Tuesday, October 23, 2012

The Four Theaters of Psychotherapy

     No one will ever agree 100% with anyone else about the validity of psychotherapeutic orientations.  Obviously a Rational Emotive Behavior therapist will disagree fundamentally with a psychoanalyst.  But, as we have seen time and time again, even those who study or partake of the same theory have different views on how to apply it.  With all this in mind, I will now try to do the impossible:  to create a unified theory for psychotherapy.  This is ultimately self-defeating, but it's at least a fun thought exercise.
     I think, at this point, that there are four theaters of psychotherapeutic application.  These include the world, the immediate environment, interpersonal, and intrapersonal.  The world, in my definition, would be analogous to the macrosystem in Bronfenbrenner's Systems model.  This include fundamental ideas and archetypes in a person's (indeed, in each person's) life.  Immediate environment refers to the room in which the therapist and client(s) find themselves.  The interpersonal theater is an idea that there is a certain mode or fashion to how a therapist and client interact.  The last theater is intrapersonal.  Whereas there is a dialogue between people, I think that there is also a dialogue in a person's hand.
     But the real question here is how to use specific theories in each one of these areas.  What is appropriate?  I will be using more popular and basic theories because they are easier to obtain and study than more obscure theories.

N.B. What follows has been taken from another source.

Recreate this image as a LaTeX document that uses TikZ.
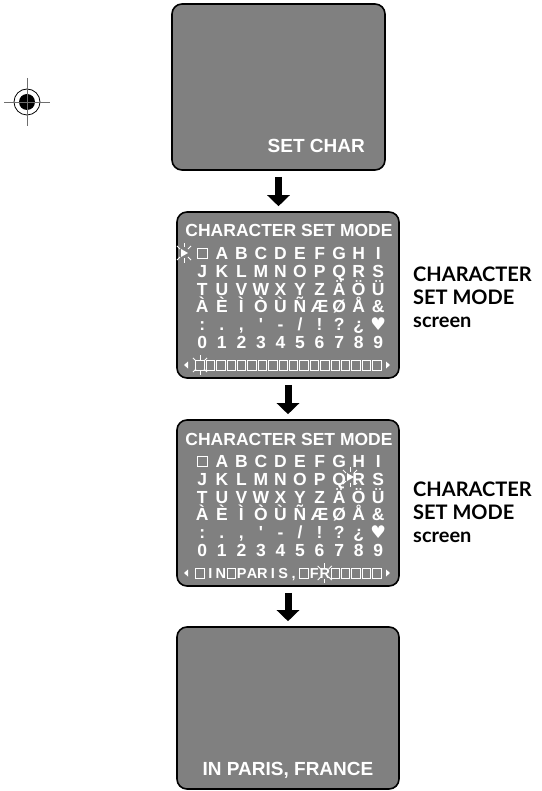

    Starting from the outside and moving toward the inner theatres, we come to the world.  Understanding the world is a difficult thing.  Obviously every theory in psychotherapy is attempting to answer some/many/all (though the audacity of that last type would be staggering) questions about what is "out there."  So my goal here is not to do that.  The goal is to be able to come to terms with large ideas.  I can't think of a better orientation in this realm than existential psychotherapy.  This theory leads to thoughts and ideas about some of the larger issues in life.  The real issue is how to help the client prepare for (or help them prepare themselves for) the large issues in life.  I think that techniques and a deep understanding of existentialism can help these issues to be addressed.
     The environmental theater of things is an amazingly simple ideas as all the tenets have been exampled, tested, and applied through Rogers.  Everything he says about genuineness, unconditional-self and -other acceptance, and empathy pertains to this idea.  Perhaps, at this point, I should make a more detailed distinction between environment and interpersonal.  I do this because genuineness etc. can be communicated verbally.  But I think that these can be communicated through body language and the set-up of the room as well.  As I write this, I realize that the difference is tenuous at best.  Something to come back to later.
     How we talk to a client and what method we use with our words is very important.  How do we get a therapeutic relationship started and keep it sustained?  At this point in my limited career, I think that an author by the name of Kottler,  who wrote On Becoming a Therapist said it amazingly well.  He said that (paraphrasing) we learn to counsel through the power of our personality.  I love that statement.  I know that that has absolutely no theory, evidence, or respectable orientation behind it.  Honestly, I think that the interpersonal part of therapy is really what the inter-theory scuffle is about.  At this point, I haven't found one that satisfies me yet.  This will have to do for now . . .
     The last theatre is intrapersonal.  This one is fairly straightforward.  The question is: How does one better himself when the counselor is not around?  Better said, how does the client counsel themselves when the counselor is away and all they have is the voice of their conscience in their head?  Albert Ellis found a pretty good answer to that.  REBT teaches a person to keep their thoughts/emotions/actions in control by understanding how each of them are interconnected.  It's something that someone can do by themselves.
     Perhaps the Unified Theory isn't really about the specific theories used in the different theatres, but rather the model of theatres itself.  This is, of course, a little more difficult to change in the World and the Environment.  Again, this whole thing needs to be discussed more when I have more time to think about it.